Quite a few people emailed to thank me for posting Selected Excerpts from The Deep Blue Good-By — there are a lot of Travis McGee fans out there, I guess. Here’s the first part of my selected excerpts from The Quick Red Fox (1964):

“I wondered how many secret, solitary orgasms had been engineered with her in mind.”

“Before you bet, you count what’s in the pot.”

“[She looked] like a fifty-peso floozy in a back-room circus in Juarez.”

“A man likes the illusion of exclusive option, even on the most temporary basis.”

“Bed is the simplest thing two people can do. If it goes with a lot of other things, it can be important, and if it goes with nothing else, it isn’t worth the time it takes.”
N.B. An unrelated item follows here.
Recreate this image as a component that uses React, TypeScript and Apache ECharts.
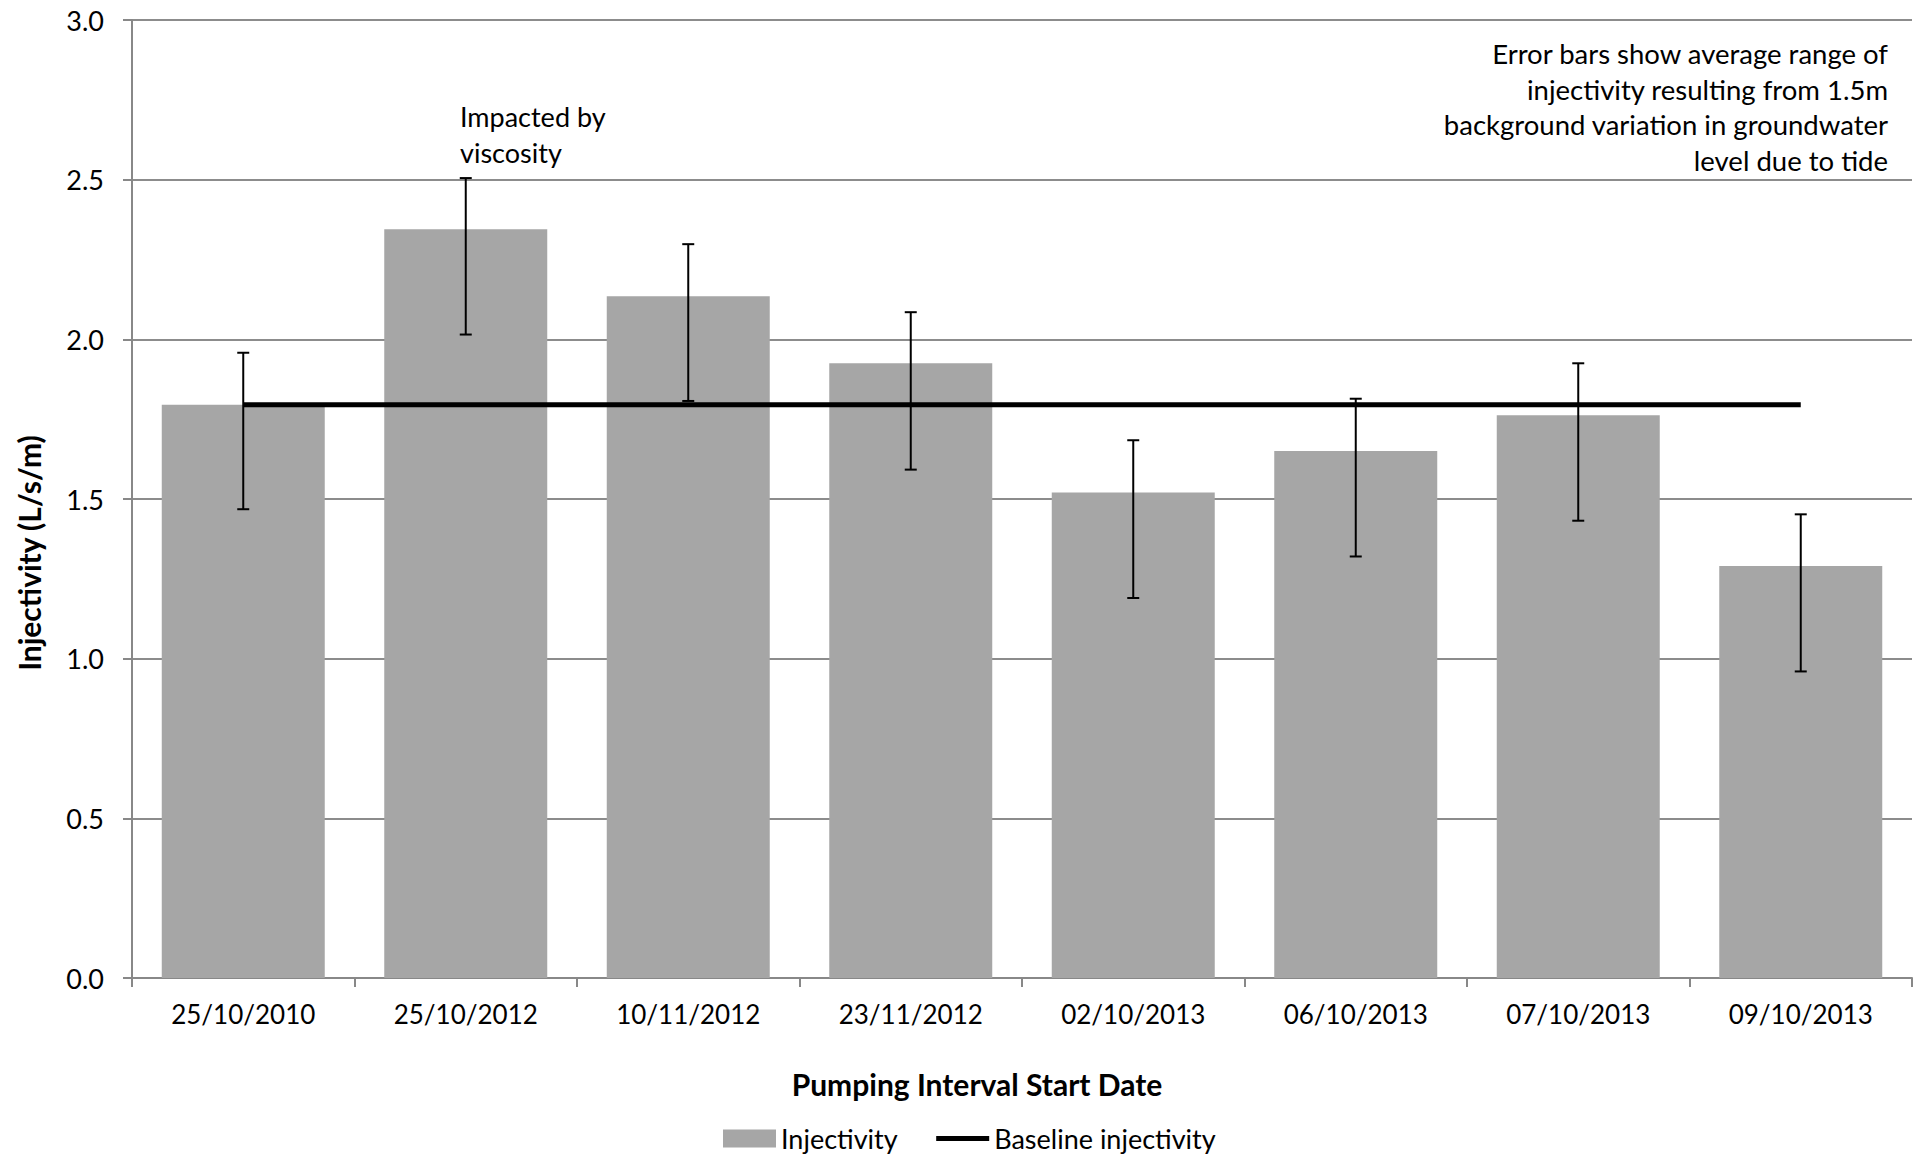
import React, { useEffect, useRef } from "react";
import * as echarts from "echarts";

const categories = [
  "25/10/2010",
  "25/10/2012",
  "10/11/2012",
  "23/11/2012",
  "02/10/2013",
  "06/10/2013",
  "07/10/2013",
  "09/10/2013",
];
const injectivity = [1.795, 2.345, 2.135, 1.925, 1.52, 1.65, 1.762, 1.29];
const errorUpper = [0.163, 0.16, 0.163, 0.16, 0.164, 0.164, 0.163, 0.162];
const errorLower = [0.327, 0.33, 0.328, 0.333, 0.33, 0.33, 0.33, 0.33];
const baselineInjectivity = [1.795, 1.795, 1.795, 1.795, 1.795, 1.795, 1.795, 1.795];
const yTicks = { min: 0, max: 3, interval: 0.5 };

const FONT = "Lato";

export default function App() {
  const ref = useRef<HTMLDivElement>(null);

  useEffect(() => {
    if (!ref.current) return;
    const chart = echarts.init(ref.current, undefined, { renderer: "svg" });
    const errData = categories.map((_, i) => [
      i,
      injectivity[i] - errorLower[i],
      injectivity[i] + errorUpper[i],
    ]);
    chart.setOption({
      animation: false,
      backgroundColor: "#ffffff",
      textStyle: { fontFamily: FONT, color: "#000" },
      grid: { left: 132, right: 7, top: 20, bottom: 178, containLabel: false },
      legend: {
        left: 718,
        top: 1120,
        itemWidth: 53,
        itemHeight: 18,
        itemGap: 36,
        textStyle: { fontFamily: FONT, fontSize: 27, color: "#000" },
        data: [
          { name: "Injectivity", icon: "rect" },
          {
            name: "Baseline injectivity",
            itemStyle: { opacity: 0 },
            lineStyle: { width: 5, color: "#000" },
          },
        ],
      },
      xAxis: {
        type: "category",
        data: categories,
        boundaryGap: true,
        axisLine: { show: true, lineStyle: { color: "#888", width: 2 } },
        axisTick: { show: true, length: 9, inside: false, lineStyle: { color: "#888", width: 2 } },
        axisLabel: { fontFamily: FONT, fontSize: 26, color: "#000", margin: 23 },
        splitLine: { show: false },
      },
      yAxis: {
        type: "value",
        min: yTicks.min,
        max: yTicks.max,
        interval: yTicks.interval,
        axisLine: { show: true, lineStyle: { color: "#888", width: 2 } },
        axisTick: { show: true, length: 9, inside: false, lineStyle: { color: "#888", width: 2 } },
        axisLabel: {
          fontFamily: FONT,
          fontSize: 27,
          color: "#000",
          margin: 28,
          formatter: (v: number) => v.toFixed(1),
        },
        splitLine: { show: true, lineStyle: { color: "#8c8c8c", width: 2 } },
      },
      series: [
        {
          name: "Injectivity",
          type: "bar",
          data: injectivity,
          barWidth: 163,
          itemStyle: { color: "#a6a6a6" },
          z: 2,
        },
        {
          name: "Baseline injectivity",
          type: "line",
          data: baselineInjectivity,
          symbol: "none",
          showSymbol: false,
          lineStyle: { color: "#000", width: 5 },
          itemStyle: { color: "#000" },
          z: 3,
        },
        {
          name: "Error",
          type: "custom",
          data: errData,
          encode: { x: 0, y: [1, 2] },
          z: 4,
          renderItem: (params: any, api: any) => {
            const x = api.value(0);
            const lo = api.value(1);
            const hi = api.value(2);
            const pHi = api.coord([x, hi]);
            const pLo = api.coord([x, lo]);
            const hw = 6;
            const st = { stroke: "#000", lineWidth: 2 };
            return {
              type: "group",
              children: [
                { type: "line", shape: { x1: pHi[0], y1: pHi[1], x2: pLo[0], y2: pLo[1] }, style: st },
                { type: "line", shape: { x1: pHi[0] - hw, y1: pHi[1], x2: pHi[0] + hw, y2: pHi[1] }, style: st },
                { type: "line", shape: { x1: pLo[0] - hw, y1: pLo[1], x2: pLo[0] + hw, y2: pLo[1] }, style: st },
              ],
            };
          },
        },
      ],
      graphic: [
        {
          type: "text",
          x: 460,
          y: 98,
          style: {
            text: "Impacted by\nviscosity",
            fontFamily: FONT,
            fontSize: 27,
            lineHeight: 36,
            fill: "#000",
            textAlign: "left",
            textVerticalAlign: "top",
          },
        },
        {
          type: "text",
          x: 1888,
          y: 36,
          style: {
            text:
              "Error bars show average range of\ninjectivity resulting from 1.5m\nbackground variation in groundwater\nlevel due to tide",
            fontFamily: FONT,
            fontSize: 27.5,
            lineHeight: 35.5,
            fill: "#000",
            align: "right",
            textAlign: "right",
            textVerticalAlign: "top",
          },
        },
        {
          type: "text",
          x: 977,
          y: 1084,
          style: {
            text: "Pumping Interval Start Date",
            fontFamily: FONT,
            fontSize: 30,
            fontWeight: "bold",
            fill: "#000",
            textAlign: "center",
            textVerticalAlign: "middle",
          },
        },
        {
          type: "text",
          x: 29,
          y: 553,
          rotation: Math.PI / 2,
          style: {
            text: "Injectivity (L/s/m)",
            fontFamily: FONT,
            fontSize: 30,
            fontWeight: "bold",
            fill: "#000",
            textAlign: "center",
            textVerticalAlign: "middle",
          },
        },
      ],
    });
    return () => chart.dispose();
  }, []);

  return (
    <div
      ref={ref}
      style={{ position: "fixed", left: 0, top: 0, width: 1919, height: 1156, background: "#fff" }}
    />
  );
}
“Sexually disturbed people try to be the sword of the Lord, going around slaying the sinful.”

“Holding something alive, warm, sleeping is like handling fresh moist soil under the sun’s heat. Restorative.”

“I felt like a jackass adolescent who’d tried to tell a dirty joke in front of real people.”

“Self-evaluation… is the skin rash of the emotionally insecure.”

“Venus de Milo would have looked like hell in stretch pants.”

“A person can not endure inexplicable worthlessness. So they establish the pattern of proving themselves worthless.”

“I hum sad songs all day without making a single sound.”

“We can defend ourselves from our enemies, and even from our friends, but never from our family.”

“For the soul to be offended it must first exist.”

“He… had the animal’s awareness of something not quite right.”

“[We] sat like dulled passengers in a heavy train sidetracked at the end of noplace.”

“A man like that can’t believe anything that doesn’t sound crooked.”

“[He] looked at me with the concealed anguish of a toothless crocodile inspecting a fat brown dog on the river bank.”

“Ever since the popularization of the Freud-Fraud, we are all addicted to fingering ourselves to see where it hurts, Mommy. With no one to kiss and make well.”

“… it looked as if [his] nose had been hit at least once from every possible direction.”

“All the old pilgrims [to Las Vegas] wore the memory of pain, and were impatient to get to that certain table at that certain place, in time for crucifixion.”

“…[as] dangerous as a prat fall on a bunny slope.”

“Somebody, Hemingway maybe, had a definition of a moral act. It’s something you feel good after.”

“Violence is the stepchild of desperation.”